In our present moment, psychology has successfully separated discourse from material wealth to such a point that *everyone* living under capitalism is told they are free, despite the old oppressive hierarchies remaining.
As Byung Chul-Han argues, now all of us live under the tyranny of the freedom-lie. It’s gotten into our bones and our minds. It constantly tells us we *can do anything*. Our imperative is to constantly *achieve*. This is the relentless buzzing refrain of psychology. Stop sitting about! Get off the sofa! Every day needs to be spent attending to the all-encompassing task of self-actualisation!
And when we start to see that the game is rigged – that the systemic barriers we face are enormous and that liberalism is actually about inequality, not freedom…psychology is there to admonish us. No! You didn’t try hard enough! Try again tomorrow! We see a litany of practices and prominent figures telling us to stop blaming the inequalities of the system and start blaming ourselves for not adequately stretching ourselves towards freedom and emancipation. We see idiots like Jordan Peterson telling us to put our own house in order before going out to make change in the world, as if the world wasn’t the thing barging in and destroying our house in the first place.
And so, circling back. To keep this absurd societal clown-car running, it’s imperative that the liberal subject disavows the truth of inequality at the centre of the ideology within which they are submerged, and psychology is one of the primary technologies of disavowal at their disposal.

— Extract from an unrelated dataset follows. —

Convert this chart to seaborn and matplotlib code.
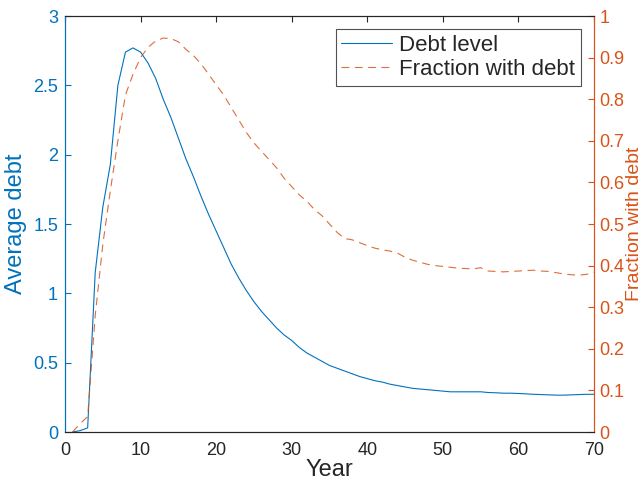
import numpy as np, matplotlib
matplotlib.use("Agg")
import matplotlib.pyplot as plt; import seaborn as sns
import pandas as pd

# ── values ──
years = list(range(1, 71))
debt_level = [0.0, 0.01, 0.03, 1.15, 1.62, 1.93, 2.5, 2.74, 2.77, 2.74,
              2.66, 2.55, 2.40, 2.27, 2.12, 1.97, 1.84, 1.70, 1.57, 1.45,
              1.33, 1.21, 1.11, 1.02, 0.94, 0.87, 0.81, 0.75, 0.70, 0.66,
              0.61, 0.57, 0.54, 0.51, 0.48, 0.46, 0.44, 0.42, 0.40, 0.385,
              0.37, 0.36, 0.345, 0.335, 0.325, 0.315, 0.31, 0.305, 0.30, 0.295,
              0.29, 0.29, 0.29, 0.29, 0.29, 0.285, 0.283, 0.28, 0.28, 0.278,
              0.275, 0.272, 0.27, 0.268, 0.266, 0.266, 0.268, 0.27, 0.272, 0.272]
frac_debt = [0.0, 0.02, 0.037, 0.28, 0.45, 0.58, 0.70, 0.81, 0.86, 0.90,
             0.925, 0.94, 0.947, 0.946, 0.938, 0.92, 0.905, 0.885, 0.86, 0.835,
             0.81, 0.78, 0.75, 0.72, 0.695, 0.675, 0.655, 0.635, 0.61, 0.59,
             0.57, 0.555, 0.535, 0.52, 0.50, 0.48, 0.465, 0.462, 0.455, 0.448,
             0.442, 0.438, 0.435, 0.43, 0.42, 0.413, 0.408, 0.403, 0.40, 0.398,
             0.396, 0.394, 0.393, 0.392, 0.395, 0.387, 0.386, 0.385, 0.386, 0.387,
             0.388, 0.389, 0.387, 0.386, 0.383, 0.380, 0.378, 0.377, 0.379, 0.384]
x_ticks = list(range(0, 71, 10))
left_ticks = [0, 0.5, 1, 1.5, 2, 2.5, 3]
left_labels = ["0", "0.5", "1", "1.5", "2", "2.5", "3"]
right_ticks = [i / 10 for i in range(11)]
right_labels = ["0", "0.1", "0.2", "0.3", "0.4", "0.5", "0.6", "0.7", "0.8", "0.9", "1"]

df = pd.DataFrame({"Year": years, "debt": debt_level, "frac": frac_debt})

blue = "#0072BD"; orange = "#D95319"; dark = "#262626"
sns.set_style("white")
plt.rcParams['font.family'] = ['Liberation Sans', 'DejaVu Sans']

fig = plt.figure(figsize=(6.44, 4.87), dpi=100)
ax = fig.add_axes([0.1009, 0.1129, 0.8215, 0.8542])
ax2 = ax.twinx()

sns.lineplot(data=df, x="Year", y="debt", ax=ax, color=blue, lw=0.8, label="Debt level", legend=False)
sns.lineplot(data=df, x="Year", y="frac", ax=ax2, color=orange, lw=0.8, label="Fraction with debt",
             legend=False, dashes=False, linestyle=(0, (7, 5)), alpha=0.85)

ax.set_xlim(0, 70); ax.set_ylim(0, 3); ax2.set_ylim(0, 1)
ax.set_xticks(x_ticks); ax.set_xticklabels([str(t) for t in x_ticks])
ax.set_yticks(left_ticks); ax.set_yticklabels(left_labels)
ax2.set_yticks(right_ticks); ax2.set_yticklabels(right_labels)

ax.set_xlabel("Year", fontsize=17, color=dark, labelpad=0)
ax.set_ylabel("Average debt", fontsize=17, color=blue, labelpad=4)
ax2.set_ylabel("Fraction with debt", fontsize=14, color=orange, labelpad=1)

ax.tick_params(axis="x", direction="in", length=4, labelsize=13, colors=dark, top=True, pad=7)
ax.tick_params(axis="y", direction="in", length=4, labelsize=13, colors=blue, pad=5)
ax2.tick_params(axis="y", direction="in", length=4, labelsize=13, colors=orange, pad=4)

for a in (ax, ax2):
    for s in a.spines.values():
        s.set_linewidth(0.8)
    a.spines["bottom"].set_color(dark); a.spines["top"].set_color(dark)
    a.spines["left"].set_color(blue); a.spines["right"].set_color(orange)

h1, l1 = ax.get_legend_handles_labels()
h2, l2 = ax2.get_legend_handles_labels()
leg = ax2.legend(h1 + h2, l1 + l2, loc="upper right", fontsize=16, frameon=True, fancybox=False,
                 edgecolor=dark, handlelength=2.3, handletextpad=0.3, borderaxespad=0.6,
                 borderpad=0.25, labelspacing=0.15)
leg.get_frame().set_linewidth(0.8)

plt.savefig("out.png", dpi=100)
plt.close()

So – how can the DECP get itself into such an obviously illogical and daft position, perpetuating inequality whilst hosting a conference on the same subject? It’s because liberal ideology blinds its members to their own behaviours. Liberalism allows them buy into the freedom-lie, that they are the good guys, when – materially speaking - the very point of events such as theirs is to engage in a pseudo-recognition of inequality to give the illusion of change – all the while maintaining the actual systems that perpetuate inequality by charging large sums of money to access their event.
So then, the job of our community learning day is to burst that bubble. To face up to the truth of inequality at the heart of liberalism, not only to recognise it, but to go out into our schools, communities and organisations and make material change. Our work needs to focus on the redistribution of wealth, power and representation so that in the future, one person’s freedom won’t rely on the unfreedom of another, and instead we are all free on the Marxian basis of ‘each according to need’.